You've got a car you don't need and money you do. But what should you avoid when selling your ride?

selling a car

Buying and selling your ride can be a complicated process. You may have even seen our pieces on tech companies trying to simplify and streamline such an antiquated and stressful institution. We know some quick, simple solutions for making the buying part a little more pain-free including buying cars from your phone in a safe and guaranteed quality structure like Beepi, or even getting test drives delivered to your door from an innovative startup like Shift. But, what about the other half of the process: selling? We’ve got some tips and tricks for selling the right way.


There are countless choices these days to leave your wheels behind to make room for some new ones. But, how can you get the best bang for your buck?


We’re sure you know about Craigslist: the popular every-man’s website offering anything from dates to Dodges in the context of a peer-to-peer platform. But selling your car on the site can be complicated—our editor once listed her 1998 Camry for sale only to have her phone explode with interested buyers in a matter of minutes. (Turns out, she probably could’ve asked for more money.) Selling on Craigslist also comes with a couple caveats. First of all, check with your state’s laws regarding car sales to make sure your offer is in the clear. That may or may not include a clear title, a damage disclosure statement, a bill of sale, and more.
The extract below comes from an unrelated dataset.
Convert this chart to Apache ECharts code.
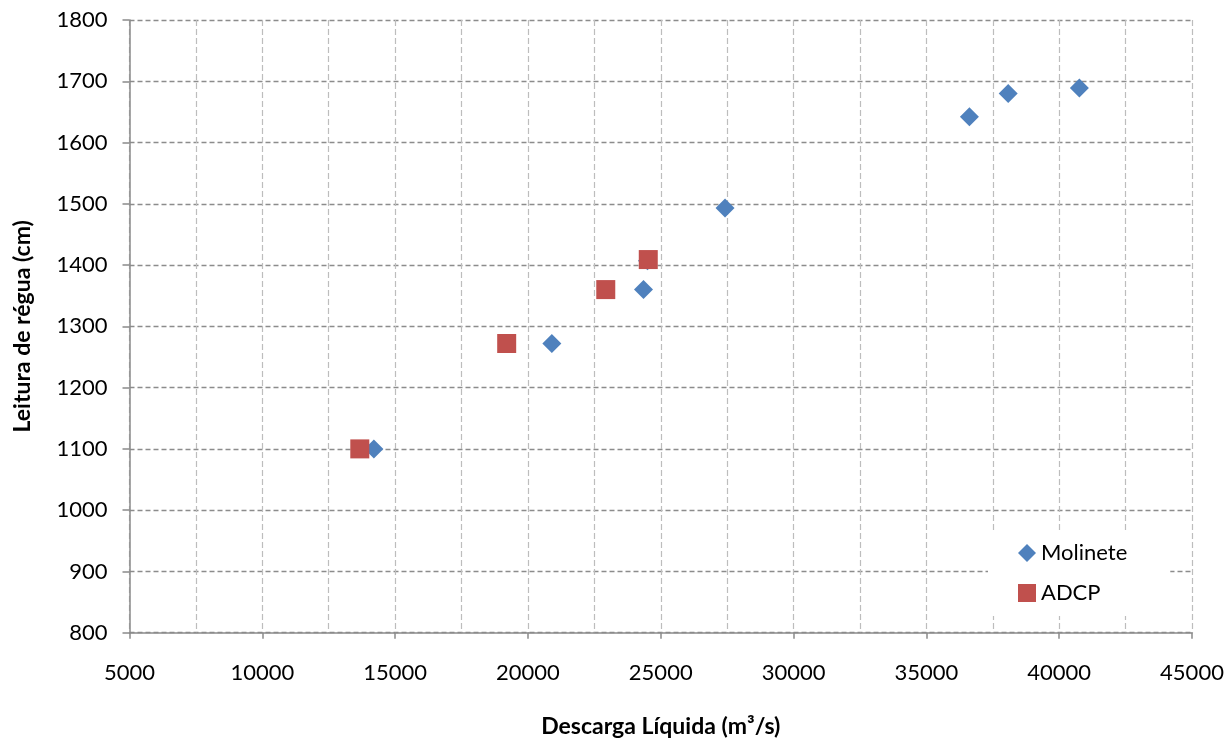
<!DOCTYPE html>
<html>
<head>
<meta charset="utf-8">
<script src="https://cdn.jsdelivr.net/npm/echarts@6/dist/echarts.min.js"></script>
<style>
  html, body { margin: 0; padding: 0; background: #fff; }
  #chart { width: 1228px; height: 738px; }
</style>
</head>
<body>
<div id="chart"></div>
<script>
// Discharge (m³/s) vs. gauge reading (cm)
const molineteDischarge = [14200, 20900, 24350, 24500, 27420, 36620, 38080, 40760];
const molineteGauge     = [1100, 1272, 1360, 1407, 1493, 1642, 1680, 1689];
const adcpDischarge = [13670, 19200, 22930, 24530];
const adcpGauge     = [1100, 1272, 1360, 1409];

const seriesNames = ['Molinete', 'ADCP'];
const xTitle = 'Descarga Líquida (m³/s)';
const yTitle = 'Leitura de régua (cm)';

const pairs = (xs, ys) => xs.map((x, i) => [x, ys[i]]);
const plain = v => String(v);

const FONT = 'Lato, "Open Sans", sans-serif';
const axisGray = '#8a8a8a';

const chart = echarts.init(document.getElementById('chart'), null, { renderer: 'canvas' });
chart.setOption({
  animation: false,
  backgroundColor: '#ffffff',
  grid: { left: 129.5, right: 36, top: 20, bottom: 105.3, containLabel: false, outerBoundsMode: 'none' },
  xAxis: {
    type: 'value',
    min: 5000, max: 45000, interval: 5000,
    name: xTitle,
    nameLocation: 'middle',
    nameGap: 82,
    nameTextStyle: { fontFamily: FONT, fontWeight: 'bold', fontSize: 23, color: '#000' },
    axisLine: { show: true, lineStyle: { color: axisGray, width: 1.5 } },
    axisTick: { show: true, length: 6, lineStyle: { color: axisGray, width: 1.5 } },
    axisLabel: { fontFamily: FONT, fontSize: 22, color: '#000', margin: 29, formatter: plain },
    splitLine: { show: true, lineStyle: { color: '#bdbdbd', type: [6, 3], width: 1.2 } },
    minorTick: { show: false, splitNumber: 2 },
    minorSplitLine: { show: true, lineStyle: { color: '#bdbdbd', type: [6, 3], width: 1.2 } }
  },
  yAxis: {
    type: 'value',
    min: 800, max: 1800, interval: 100,
    name: yTitle,
    nameLocation: 'middle',
    nameGap: 95,
    nameTextStyle: { fontFamily: FONT, fontWeight: 'bold', fontSize: 23, color: '#000' },
    axisLine: { show: true, lineStyle: { color: axisGray, width: 1.5 } },
    axisTick: { show: true, length: 7, lineStyle: { color: axisGray, width: 1.5 } },
    axisLabel: { fontFamily: FONT, fontSize: 22, color: '#000', margin: 22, formatter: plain },
    splitLine: { show: true, lineStyle: { color: '#8c8c8c', type: [5, 3], width: 1.3 } }
  },
  legend: {
    data: seriesNames,
    orient: 'vertical',
    left: 988,
    top: 530,
    padding: [12, 43, 12, 30],
    itemWidth: 18,
    itemHeight: 18,
    itemGap: 18,
    backgroundColor: '#ffffff',
    itemStyle: { opacity: 1 },
    textStyle: { fontFamily: FONT, fontSize: 22, color: '#000', padding: [0, 0, 0, 0] }
  },
  series: [
    {
      name: seriesNames[0],
      type: 'scatter',
      symbol: 'diamond',
      symbolSize: 19,
      itemStyle: { color: '#4f81bd', opacity: 1 },
      data: pairs(molineteDischarge, molineteGauge),
      z: 2
    },
    {
      name: seriesNames[1],
      type: 'scatter',
      symbol: 'rect',
      symbolSize: 19,
      itemStyle: { color: '#c0504d', opacity: 1 },
      data: pairs(adcpDischarge, adcpGauge),
      z: 3
    }
  ]
});
</script>
</body>
</html>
When selling your car on Craigslist, be prepared to negotiate.

In addition to having clear legality, pricing on Craigslist is key. This site is based around competitive pricing, which means your sale should be centered around how much your want for your car. Money blog, Debt Roundup advises,

“You should look around the site to see if anyone is selling your year and model.  How do those compare to yours?  What are their features and how about the condition?”
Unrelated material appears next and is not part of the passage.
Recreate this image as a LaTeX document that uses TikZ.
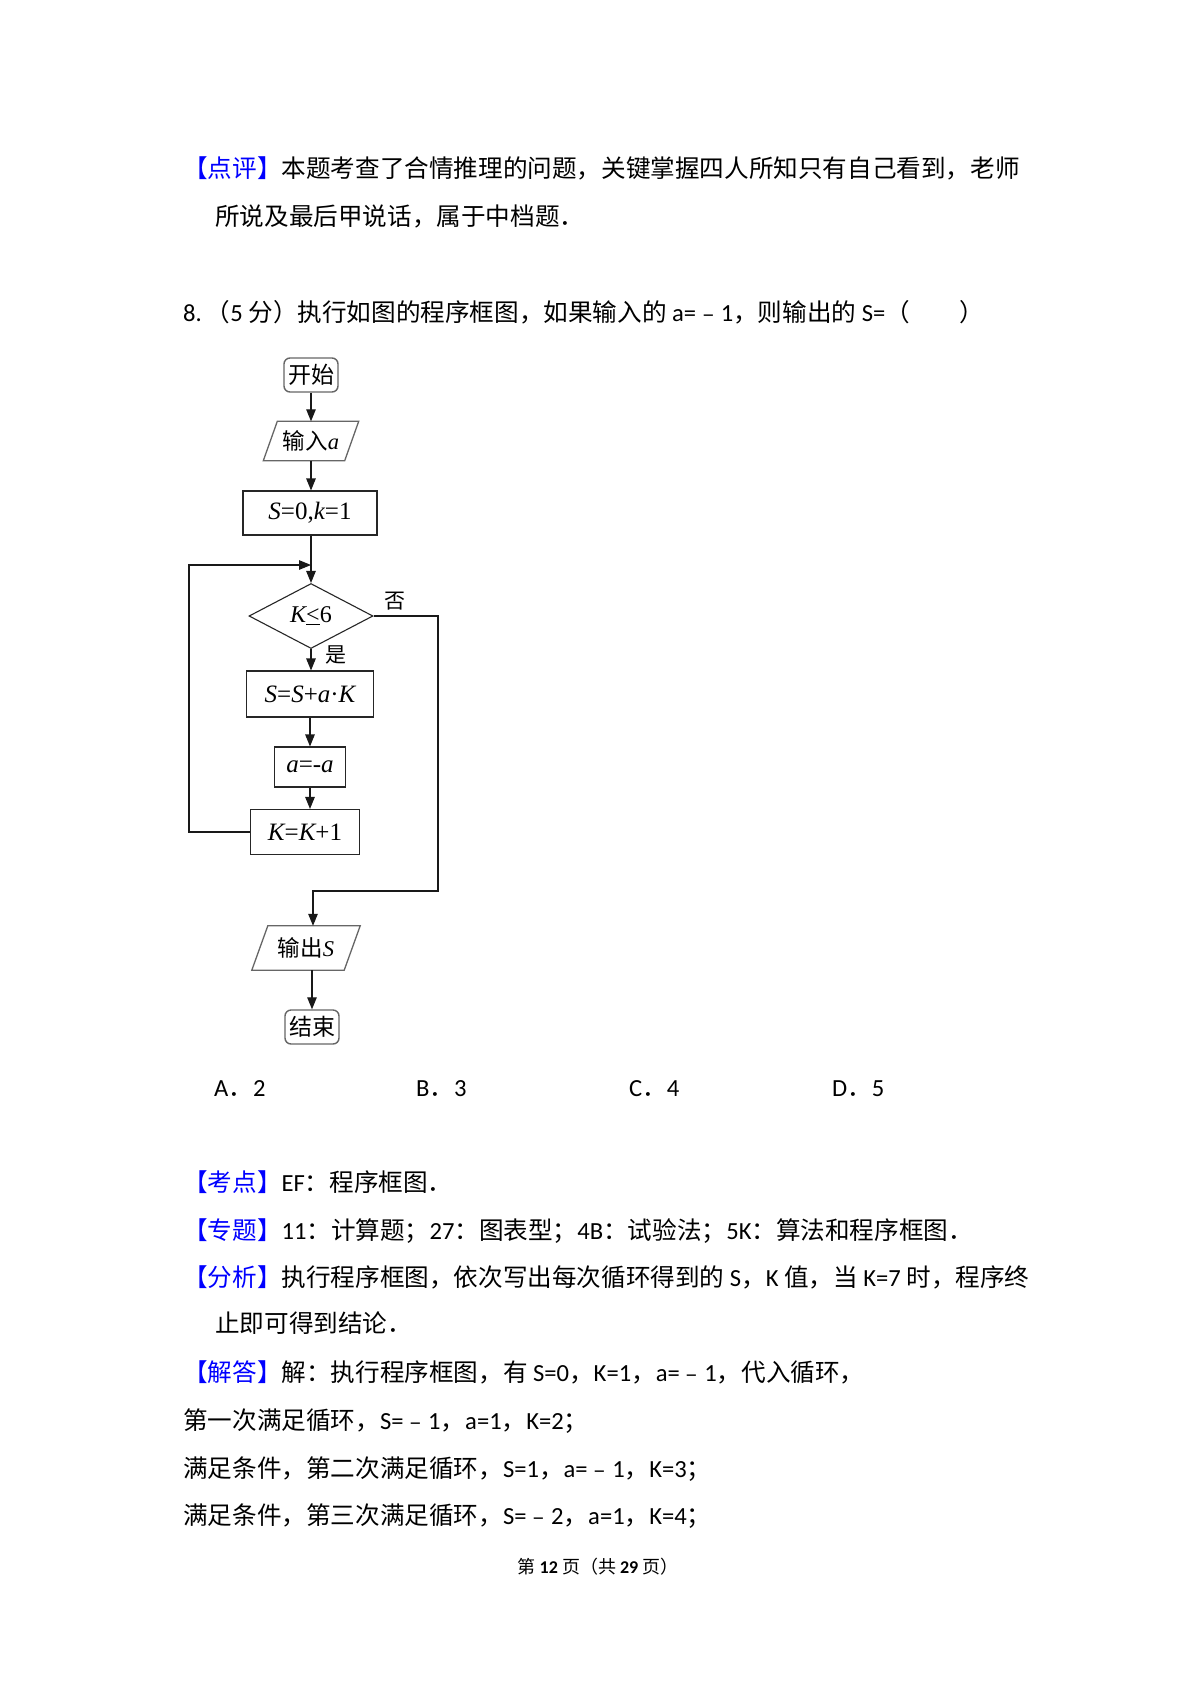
\documentclass[tikz,border=0pt]{standalone}
\usepackage{fontspec}
\setmainfont{Noto Sans CJK SC}
\newfontfamily\lat{Carlito}
\newfontfamily\tnr{Liberation Serif}
\usetikzlibrary{arrows.meta,shapes.geometric}
\definecolor{hdblue}{RGB}{0,0,255}
\newcommand{\la}[1]{{\lat #1}}
\newcommand{\hd}[1]{\textcolor{hdblue}{【#1】}}
\newcommand{\mi}[1]{{\tnr\itshape #1}}
\newcommand{\mr}[1]{{\tnr #1}}
\begin{document}
\begin{tikzpicture}[x=1pt,y=-1pt,
  body/.style={anchor=base west, inner sep=0pt, font=\fontsize{24.6}{30}\selectfont},
  foot/.style={inner sep=0pt, font=\fontsize{18}{20}\selectfont},
  term/.style={draw=black!60, line width=1.4pt, rounded corners=6pt, inner sep=0pt, font=\fontsize{23}{25}\selectfont},
  procbox/.style={draw=black!85, line width=1.1pt, inner sep=0pt, font=\fontsize{25}{27}\selectfont},
  iobox/.style={inner sep=0pt, font=\fontsize{22.5}{25}\selectfont},
  iodraw/.style={draw=black!60, line width=1.3pt, line join=miter},
  dia/.style={diamond, draw=black!85, line width=1.1pt, inner sep=0pt, aspect=1.9, font=\fontsize{24}{26}\selectfont},
  lab/.style={inner sep=0pt, font=\fontsize{21}{23}\selectfont},
  arr/.style={line width=1.1pt, draw=black!90, -{Triangle[length=12pt,width=9.5pt]}},
  ln/.style={line width=1.1pt, draw=black!90}
]
\fill[white] (0,0) rectangle (1200,1700);
\useasboundingbox (0,0) rectangle (1200,1700);

% ---- text ----
\node[body] (t1) at (183,177) {\hd{点评}本题考查了合情推理的问题，关键掌握四人所知只有自己看到，老师};
\node[body] (t2) at (215,225) {所说及最后甲说话，属于中档题．};
\node[body] (t3) at (183,321) {\la{8.}\hspace{4pt}（\la{5} 分）执行如图的程序框图，如果输入的 \la{a=}﹣\la{1}，则输出的 \la{S=}（　　）};

\node[body] (ca) at (214,1096) {\la{A}．\la{2}};
\node[body] (cb) at (416,1096) {\la{B}．\la{3}};
\node[body] (cc) at (629,1096) {\la{C}．\la{4}};
\node[body] (cd) at (832,1096) {\la{D}．\la{5}};

\node[body] (t4) at (183,1191) {\hd{考点}\la{EF}：程序框图．};
\node[body] (t5) at (183,1239) {\hd{专题}\la{11}：计算题；\la{27}：图表型；\la{4B}：试验法；\la{5K}：算法和程序框图．};
\node[body] (t6) at (183,1286) {\hd{分析}执行程序框图，依次写出每次循环得到的 \la{S}，\la{K} 值，当 \la{K=7} 时，程序终};
\node[body] (t7) at (215,1332) {止即可得到结论．};
\node[body] (t8) at (183,1381) {\hd{解答}解：执行程序框图，有 \la{S=0}，\la{K=1}，\la{a=}﹣\la{1}，代入循环，};
\node[body] (t9) at (183,1429) {第一次满足循环，\la{S=}﹣\la{1}，\la{a=1}，\la{K=2}；};
\node[body] (t10) at (183,1477) {满足条件，第二次满足循环，\la{S=1}，\la{a=}﹣\la{1}，\la{K=3}；};
\node[body] (t11) at (183,1524) {满足条件，第三次满足循环，\la{S=}﹣\la{2}，\la{a=1}，\la{K=4}；};
\node[foot] (ft) at (598,1567) {第 \la{\bfseries 12} 页（共 \la{\bfseries 29} 页）};

% ---- flowchart ----
\node[term, minimum width=54pt, minimum height=34pt] (st) at (311,375) {开始};
\node[iobox, minimum width=81pt, minimum height=39pt] (in) at (311,441) {输入\mi{a}};
\draw[iodraw] ([xshift=7pt]in.north west) -- ([xshift=7pt]in.north east) -- ([xshift=-7pt]in.south east) -- ([xshift=-7pt]in.south west) -- cycle;
\node[procbox, minimum width=134pt, minimum height=44pt] (init) at (310,513) {\mi{S}\mr{=0,}\mi{k}\mr{=1}};
\node[dia, minimum width=124pt, minimum height=65pt] (d) at (311,616) {\mi{K}\underline{\mr{<}}\mr{6}};
\node[procbox, minimum width=127pt, minimum height=46pt] (sb) at (310,694) {\mi{S}\mr{=}\mi{S}\mr{+}\mi{a}\mr{·}\mi{K}\hspace{10pt}};
\node[procbox, minimum width=71pt, minimum height=40pt] (aa) at (310,767) {\mi{a}\mr{=-}\mi{a}};
\node[procbox, minimum width=109pt, minimum height=45pt] (kk) at (305,832) {\mi{K}\mr{=}\mi{K}\mr{+1}};
\node[iobox, minimum width=92pt, minimum height=44pt] (out) at (306,948) {输出\mi{S}};
\draw[iodraw] ([xshift=8pt]out.north west) -- ([xshift=8pt]out.north east) -- ([xshift=-8pt]out.south east) -- ([xshift=-8pt]out.south west) -- cycle;
\node[term, minimum width=54pt, minimum height=34pt] (en) at (312,1027) {结束};

\node[lab] (no) at (395,601) {否};
\node[lab] (yes) at (336,655) {是};

\coordinate (j1) at (311,565);
\coordinate (lft) at (189,565);
\coordinate (rt) at (438,891);
\coordinate (j2) at (313,891);

\draw[arr] (st.south) -- (st.south |- in.north);
\draw[arr] (in.south) -- (in.south |- init.north);
\draw[arr] (init.south -| d.north) -- (d.north);
\draw[arr] (d.south) -- (d.south |- sb.north);
\draw[arr] (sb.south) -- (sb.south |- aa.north);
\draw[arr] (aa.south) -- (aa.south |- kk.north);
\draw[arr] (kk.west) -- (kk.west -| lft) -- (lft) -- (j1);
\draw[arr] (d.east) -| (rt) -- (j2) -- (j2 |- out.north);
\draw[arr] (out.south -| en.north) -- (en.north);
\end{tikzpicture}
\end{document}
Sites like Kelley Blue Book and even eBay Motors can help you get a good grasp on how much you should be asking for to keep your post competitive. In addition, keep in mind that all your potential buyers can see is your description and photos on the site, so represent your ride well online. Think like a writer with your subject line, and don’t skimp on a good detailing job and wash just before sale. Then, with Craigslist, folks will inevitably try and haggle with you, so be prepared for negotiations. And be certain to pick a safe, public space to facilitate the hand-off—if in doubt, bring a friend along with you for support.
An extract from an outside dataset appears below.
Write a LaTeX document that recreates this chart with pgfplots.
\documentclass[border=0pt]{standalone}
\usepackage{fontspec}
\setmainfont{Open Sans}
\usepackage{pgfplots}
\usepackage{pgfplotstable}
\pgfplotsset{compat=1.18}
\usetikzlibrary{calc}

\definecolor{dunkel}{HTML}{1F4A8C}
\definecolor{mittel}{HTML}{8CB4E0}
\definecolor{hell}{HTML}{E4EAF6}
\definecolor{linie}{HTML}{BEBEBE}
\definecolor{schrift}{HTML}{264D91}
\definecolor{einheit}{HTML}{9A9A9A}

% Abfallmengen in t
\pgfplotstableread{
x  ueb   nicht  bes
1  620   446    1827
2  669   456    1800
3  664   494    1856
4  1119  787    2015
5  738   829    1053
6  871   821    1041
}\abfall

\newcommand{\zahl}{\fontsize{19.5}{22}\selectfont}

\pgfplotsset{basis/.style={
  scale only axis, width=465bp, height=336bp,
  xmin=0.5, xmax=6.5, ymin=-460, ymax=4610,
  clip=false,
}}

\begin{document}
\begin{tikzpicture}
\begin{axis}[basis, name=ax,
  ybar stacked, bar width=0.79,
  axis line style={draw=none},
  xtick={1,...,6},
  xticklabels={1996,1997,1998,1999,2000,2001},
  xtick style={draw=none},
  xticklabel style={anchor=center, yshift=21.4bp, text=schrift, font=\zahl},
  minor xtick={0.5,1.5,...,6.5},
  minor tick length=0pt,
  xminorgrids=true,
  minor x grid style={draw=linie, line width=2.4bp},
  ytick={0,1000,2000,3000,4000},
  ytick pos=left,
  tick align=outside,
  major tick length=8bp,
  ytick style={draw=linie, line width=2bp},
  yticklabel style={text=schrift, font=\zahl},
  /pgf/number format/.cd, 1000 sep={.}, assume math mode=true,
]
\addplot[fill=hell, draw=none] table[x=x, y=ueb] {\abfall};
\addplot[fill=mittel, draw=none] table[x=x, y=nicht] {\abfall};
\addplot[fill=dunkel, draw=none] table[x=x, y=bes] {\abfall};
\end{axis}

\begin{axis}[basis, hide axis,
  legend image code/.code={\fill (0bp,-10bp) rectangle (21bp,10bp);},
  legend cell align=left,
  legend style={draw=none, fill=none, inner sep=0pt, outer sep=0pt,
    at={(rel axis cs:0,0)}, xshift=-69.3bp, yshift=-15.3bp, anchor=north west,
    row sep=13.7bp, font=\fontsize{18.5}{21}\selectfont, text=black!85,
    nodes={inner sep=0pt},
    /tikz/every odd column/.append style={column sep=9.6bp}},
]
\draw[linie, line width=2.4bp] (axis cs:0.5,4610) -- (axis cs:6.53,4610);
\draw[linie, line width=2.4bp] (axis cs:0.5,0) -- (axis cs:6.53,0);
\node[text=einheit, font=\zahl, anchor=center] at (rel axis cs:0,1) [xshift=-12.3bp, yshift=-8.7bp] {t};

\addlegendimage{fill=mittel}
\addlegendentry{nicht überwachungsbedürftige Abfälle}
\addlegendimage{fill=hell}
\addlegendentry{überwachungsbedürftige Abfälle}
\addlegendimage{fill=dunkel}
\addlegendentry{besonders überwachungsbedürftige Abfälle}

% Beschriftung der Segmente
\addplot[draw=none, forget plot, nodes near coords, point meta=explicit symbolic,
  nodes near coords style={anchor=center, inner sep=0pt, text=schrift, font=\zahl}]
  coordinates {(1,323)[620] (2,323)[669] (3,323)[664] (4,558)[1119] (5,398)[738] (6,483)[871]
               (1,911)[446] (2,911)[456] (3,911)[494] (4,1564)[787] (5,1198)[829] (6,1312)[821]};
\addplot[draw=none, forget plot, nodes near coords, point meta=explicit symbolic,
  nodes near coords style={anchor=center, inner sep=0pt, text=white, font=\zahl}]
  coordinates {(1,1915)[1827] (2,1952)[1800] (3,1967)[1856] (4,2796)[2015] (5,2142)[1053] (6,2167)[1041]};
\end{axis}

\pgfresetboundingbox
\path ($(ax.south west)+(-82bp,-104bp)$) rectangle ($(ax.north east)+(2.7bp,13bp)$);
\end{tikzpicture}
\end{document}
We mentioned that ease of buying offered by new peer-to-peer apps like Beepi and Shift. These companies also offer a simplified selling process. Once you submit your car, they take care of the entire transaction, from inspection to photos to pricing. Now, of course, the easy process is a tradeoff for a fraction of the money you would have gotten in its entirety with a site like Craigslist, for example. But in exchange, you get guaranteed pricing with no negotiations, and a post on a site that will be trusted by potential buyers. In the end, it’s up to you to decide if the price cut is worth the post.


The old-school method is, of course, trading or selling your car at a dealership. These institutions are notorious for pricing schemes that will pull more money from your wallet than necessary. However, the nice thing about dealerships is that they’re often willing to buy your old auto regardless of condition or mileage. Some are even equipped with a policy that lets you trade in any car you’re up for selling.

Again, because of the haggling factor here, its good to know beforehand what your car is worth, in addition to each and every deficiency present in your vehicle, so you can be realistic when it comes to pricing. How do you pick the dealership? suggests that you base this decision on the quality and original manufacturer of your ride: “You’ll want to find the dealership that’s the most interested in selling it because they’re likely to give you the most money for it.”

Auto selling can be tricky business—but hopefully with some simple knowledge of your car’s worth, you’ll have money for your old car and a new set of wheels in no time. The simplest way to find the true value of your soon-to-be-dearly-departed is to go straight to Kelly Blue Book’s “What’s My Car Worth” calculator.

Have you had recent luck selling your car with any of these options, or maybe one we didn’t think of? Any particularly bad experiences selling?